I thought clock_gettime() usually does use rdtsc(p) on Linux? Possibly depending on the particular clock type (montonic, realtime, etc). Either way I'd be interested in knowing more.

datenwolf 1063 days ago

RDTSC is directly influenced by frequency scaling. So while monotonic, its clock interval is neither constant, nor deterministic on modern systems.

Here's a small online visualization of RDTSC average and standard deviation I just hacked together: https://gist.github.com/datenwolf/151486f6d73c9b25ac701bdbde...

On a system with frequency scaling you can see that under higher load the difference between RDTSC in subsequent iterations of a tight loop that does nothing else than reading that register will drop. Here's how it looks on the system I'm currently using: https://www.youtube.com/watch?v=FKKjSJ1JZ78

vient 1063 days ago

> RDTSC is directly influenced by frequency scaling

Unfortunate wording, RDTSC itself is not influenced by frequency scaling, it has constant frequency on modern CPUs after all. Your video nicely shows that RDTSC delta is influenced by CPU frequency, as expected, but how does it affect using RDTSC as a clock? On my CPU RDTSC seems to tick at 3GHz, for example. I wonder how precise it is though, how much its frequency can drift from spec.

datenwolf 1063 days ago

Ah crud, you're right. What'd really be interesting to see is the ratio between d/dt rdtsc and d/dt clock_monotonic.

datenwolf 1063 days ago

I did update my program, now it measures the ratio.

byteknight 1063 days ago

Wouldn't those operations reduce the accuracy of the time stamp?

datenwolf 1063 days ago

What is this "accuracy" you're talking about? Between the scheduler hanging over a process's head, ready to yank away its compute time for milliseconds between the syscall to read out the HPTC or the CPU cycle counter, and the process actually writing the timestamp into a variable/in-memory struct, reading the HPTC from the underlying hardware also not being super accurate, and the CPU cycle counter being influence by frequency scaling, on a bog-standard machine the highest precision you can reasonable expect is on the order of 100µs or so.

crote 1063 days ago

Modern CPUs don't really give you accurate nanosecond-scale time stamps anyways. The CPU will randomly speed up or slow down, execute instructions out of order, and even speculatively execute instructions. Not to mention that it'll have a dozen different clocks - which are not guaranteed to be in sync.

byteknight 1063 days ago

This may be coming from a place of ignorance, but if that were the case, then time would drift significantly constantly due to Intel speed step for example. And if that were the source of truth for time, then when your computer is off, it wouldn’t be able to keep. I’m pretty sure they all have real time clock chips in the motherboards.

nomel 1063 days ago

There's time keeping (which uses the real time clock) and high resolution clocks, which are good for relative timers. They're never the same components.

blibble 1063 days ago

> The CPU will randomly speed up or slow down

constant_tsc has been a thing for more than a decade

> execute instructions out of order, and even speculatively execute

rdtscp serialises

> Not to mention that it'll have a dozen different clocks - which are not guaranteed to be in sync.

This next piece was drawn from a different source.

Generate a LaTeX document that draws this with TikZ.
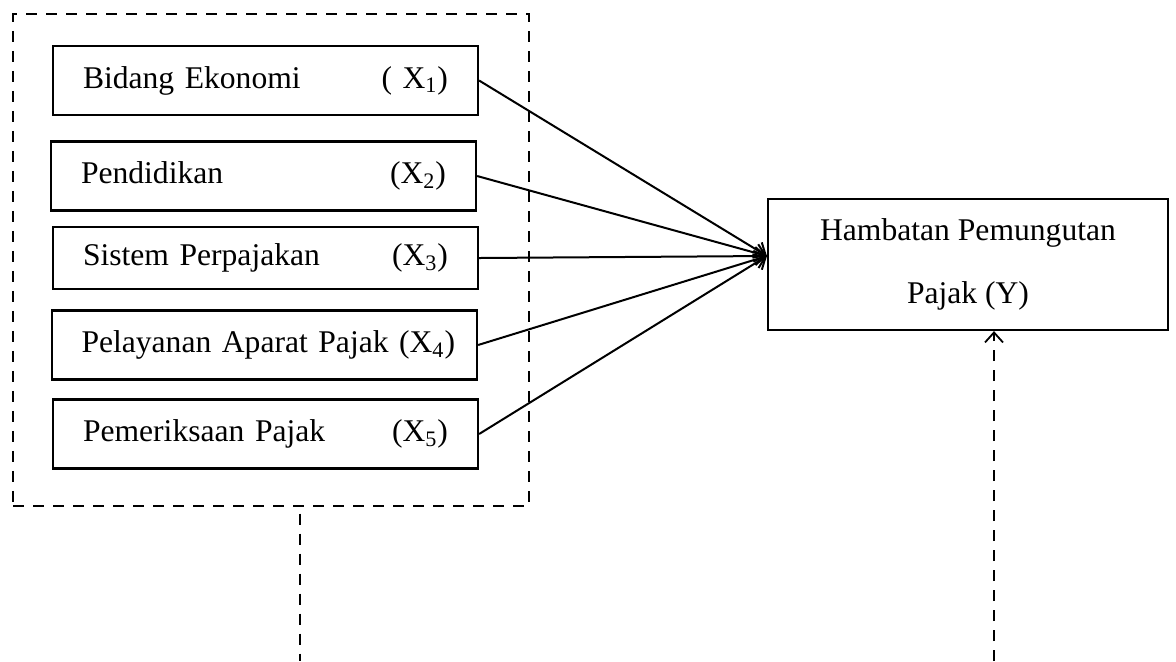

synchronised_tsc has been a think for about 6 years now

lazide 1063 days ago

None of these are performant, no?

Generally, you can have consistency, speed, or low cost - but not more than two at the same time.

kprotty 1063 days ago

Invariant (Constant) TSC is detectable via `cpuid` and applies to `rdtsc/rdtscp` by default. In that aspect, there's no tradeoff being made there (observable to software) AFAICK.

lazide 1063 days ago

interesting results! i guess it depends in if you consider 35ish cycles expensive or not.

[https://community.intel.com/t5/Software-Tuning-Performance/H...]

imglorp 1063 days ago

Integrating a hash might improve (not guarantee) the uniqueness situation but not the monotonicity situation. Right?

datenwolf 1063 days ago

Well, you can always attempt to catch the CPU cycle counter overflow (happens at roughly 10Hz on current machines), adding up the carries and add it to a nanosecond counter shifted up by a few bits. Problem with the CPU cycle counter is, that it's not in lockstep with the HPTC, due to dynamic frequency scaling.

If you really, really, really need system wide, nanosecond precision timestamps, you'll have to resort to dedicated hardware incrementing a counter at the desired rate, and with a well known latency for each read access. On the hardware and driver level you'd have some MMIO port mapped into user space with an identity transform between bus address and process address space.

However this still doesn't solve the problem, of the scheduler being able to throw in several milliseconds between reading the high precision timer value into a register and writing it back into the memory holding the timestamp variable. Seriously, on your typical computer system software derived timestamps at more than 100µs resolution are kind of bogus.

jsolson 1063 days ago

Some of this is not current.

Constant-rate TSCs are ~15-20 years old. Synchronized TSCs are at least ten.

Also RDTSC produces a 64-bit result, so it does not overflow at a rate of several Hz.

datenwolf 1063 days ago

It's 64 bit on 64 systems. In the world of hard realtime applications there's still a huge armada of systems out there in the field running on 32 bit (think motion control, CNC machines, industrial robotics). If you're developing software that's concerned with this kind of precision, you might find yourself confronted with such "outdated" systems more often, than not.

Also see https://news.ycombinator.com/item?id=36814762

BiteCode_dev 1063 days ago

Or UUID7